Sorry John, presuppositions matter, they matter significantly. Lampe believes that “the phenomenon of fractionation” among the “house communities” (i.e. house churches) had serious consequences on theology: “In Rome of the second century we find evidence of breathtaking theological diversity”; that “‘orthodoxy’ was finally victorious over the many other tendencies has, in my opinion, also social-historical reasons”; “Behind ‘orthodoxy’ stand the mass of uneducated Christian folk…The victory of orthodoxy was thus also a ‘majority decision’”; “For the mass of Christian folk, for the ‘simplices’, the ‘economic (οικονομία) Trinity and the christological usage of the Logos concept were suspect; modalistic ideas were favored by them”.

Last night before going to bed, I conducted a bit of online research, finding other works of Lampe in English that reveal some very odd conceptions of his. For instance:

“The writer of Revelation nonchalantly ignored the hierarchical structures that had also emerged in the Christian congregation by the end of the first century [as witnessed by the Pastorals]. Prophecy was the only church office he wanted to acknowledge in the earthly Christian congregation (cf. 10:7; 11:18; 19:10; 22:6, 16).” (Peter Lampe, “Early Christian House Churches: A Constructivist Approach”, in Early Christian Families in Context, ed. David L. Balch. Carolyn Osiek, p. 82.)

Anyway, sincerely hope I have helped clarify my take on the matter.


Grace and peace,

David

natamllc said...

David,

over at Triablogue it is written:

Apparently Waltz can only keep one idea in his head. He thinks it’s hypocritical if we don’t treat every religion equally.

Is this the source by which you claim Steve Hays charges John Bugay with hypocrisy?

In your "Hi John" citation here, I read this:

Me: Thank you for accurately representing what I actually wrote—I do not believe that you are “dishonest”, nor as the grandmaster of misrepresentation, Steve Hays, recently penned, that you are guilty of “hypocrisy”—I believe, once again, that you are sincere, yet inconsistent in your use of liberal, critical scholarship.

Can you help me understand why it appears from both there is a contradiction about who is the hypocrite?

David Waltz said...

Hi natamllc,

You posted:

==David,

over at Triablogue it is written:

Apparently Waltz can only keep one idea in his head. He thinks it’s hypocritical if we don’t treat every religion equally.

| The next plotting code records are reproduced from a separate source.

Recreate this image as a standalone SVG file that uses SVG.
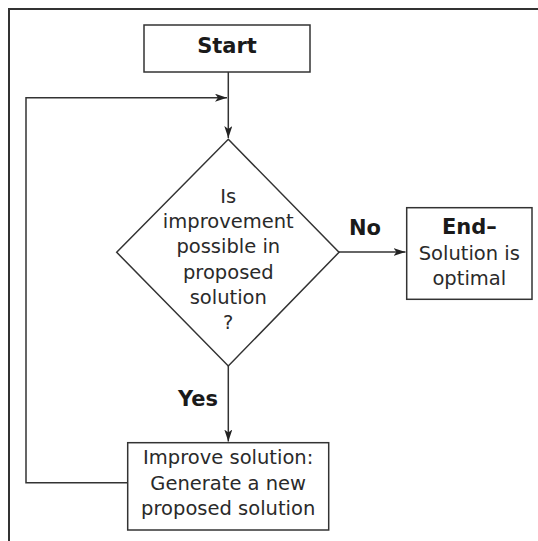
<svg xmlns="http://www.w3.org/2000/svg" width="538" height="541" viewBox="0 0 538 541">
<defs>
<style>
.shape{fill:#fff;stroke:#333;stroke-width:1.5}
.conn{fill:none;stroke:#333;stroke-width:1.5}
.t{font-family:"DejaVu Sans",sans-serif;font-size:19.5px;fill:#2a2a2a;text-anchor:middle}
.b{font-family:"DejaVu Sans",sans-serif;font-weight:bold;font-size:21px;fill:#1a1a1a;text-anchor:middle}
</style>
<marker id="arr" viewBox="0 0 12 8" markerWidth="12" markerHeight="8" refX="12" refY="4" orient="auto" markerUnits="userSpaceOnUse">
<path d="M0,0 L12,4 L0,8 L3,4 z" fill="#222"/>
</marker>
</defs>
<rect width="538" height="541" fill="#fff"/>
<path d="M9,541 L9,9 L538,9" fill="none" stroke="#333" stroke-width="2"/>
<g id="connectors">
<path class="conn" d="M228.3,72 L228.3,138" marker-end="url(#arr)"/>
<path class="conn" d="M128,482.7 L26,482.7 L26,97.7 L227,97.7" marker-end="url(#arr)"/>
<path class="conn" d="M339,252 L405.5,252" marker-end="url(#arr)"/>
<path class="conn" d="M228.3,366 L228.3,441.5" marker-end="url(#arr)"/>
<text class="b" x="365" y="235">No</text>
<text class="b" x="198" y="405.5">Yes</text>
</g>
<g id="start">
<rect class="shape" x="144" y="25" width="166" height="47"/>
<text class="b" x="227" y="53">Start</text>
</g>
<g id="decision">
<polygon class="shape" points="228.3,139.3 339,252.3 228.3,366 116.7,252.3"/>
<text class="t" x="228.3" y="202.7">Is</text>
<text class="t" x="228.3" y="228">improvement</text>
<text class="t" x="228.3" y="253.3">possible in</text>
<text class="t" x="228.3" y="278.6">proposed</text>
<text class="t" x="228.3" y="304">solution</text>
<text class="t" x="228.3" y="329.3">?</text>
</g>
<g id="end">
<rect class="shape" x="406.7" y="207.7" width="125.3" height="91.6"/>
<text class="b" x="469.3" y="234">End–</text>
<text class="t" x="469.3" y="260">Solution is</text>
<text class="t" x="469.3" y="285.3">optimal</text>
</g>
<g id="improve">
<rect class="shape" x="127.7" y="442.7" width="201" height="87.3"/>
<text class="t" x="228.2" y="464.3">Improve solution:</text>
<text class="t" x="228.2" y="490">Generate a new</text>
<text class="t" x="228.2" y="515.3">proposed solution</text>
</g>
</svg>
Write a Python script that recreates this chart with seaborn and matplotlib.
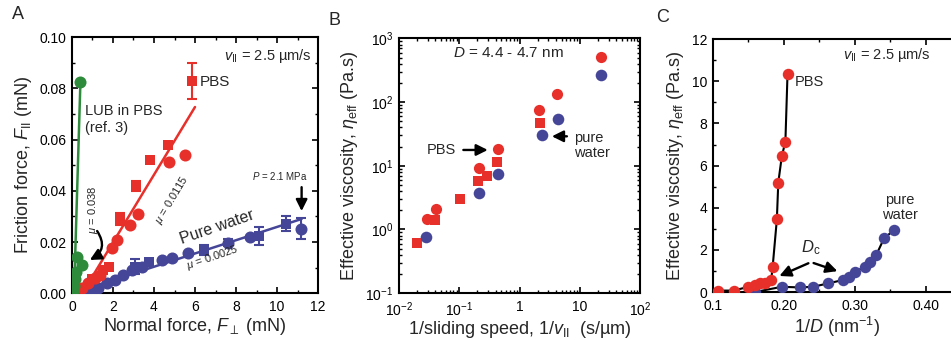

Is this the source by which you claim Steve Hays charges John Bugay with hypocrisy?==

Me: NO. Ken in the combox of one of my AF threads provided the following link:

http://triablogue.blogspot.com/2010/08/last-waltz.html

In the opening paragraph we read:

==David Waltz, who is to religion what Solomon was to women, is charging John Bugay and James White with hypocrisy because they cite liberal scholars in opposition to Islam or Roman Catholicism, but reject liberal scholars in opposition to Scripture.==

Me: YET ONE MORE TIME: I do not believe, nor have I ever said that John Bugay has committed hypocrisy (and the same applies to James White in the context of my statement); inconsistent, yes; hypoctrical, no.

http://www.merriam-webster.com/dictionary/hypocrisy

http://www.merriam-webster.com/dictionary/inconsistent

Steve Hay’s purposefully changed what I said; an all too common trait with the grandmaster of misrepresentation.

And BTW, I do not believe, nor expect, that anyone I have been dialoguing with should, “treat every religion equally”—that simply is not true.


Grace and peace,

David

natamllc said...

David

thank you for the information but,....?

Can you address the question I have raised?

I see that you say you do not find any hypocrisy in John.

Well, to surprise you, I do!

That may be what you are missing?

Anyone who has been touched by and filled with the Holy Spirit sees clearly their personal hypocrisy!

That is what is so amazing about the abundant Grace and Gift of Righteousness that comes solely from the Hand of God alone!

This is truly the bedrock of imputation!

Imputation walks on both sides of the street! It is a glorious doctrine because one has to see what Christ became so we can be imputed His Righteousness which is the sole Righteousness that gains us access through One Spirit to the Eternal Life and fount of God the Father, Christ the Lord and the precious Holy Spirit!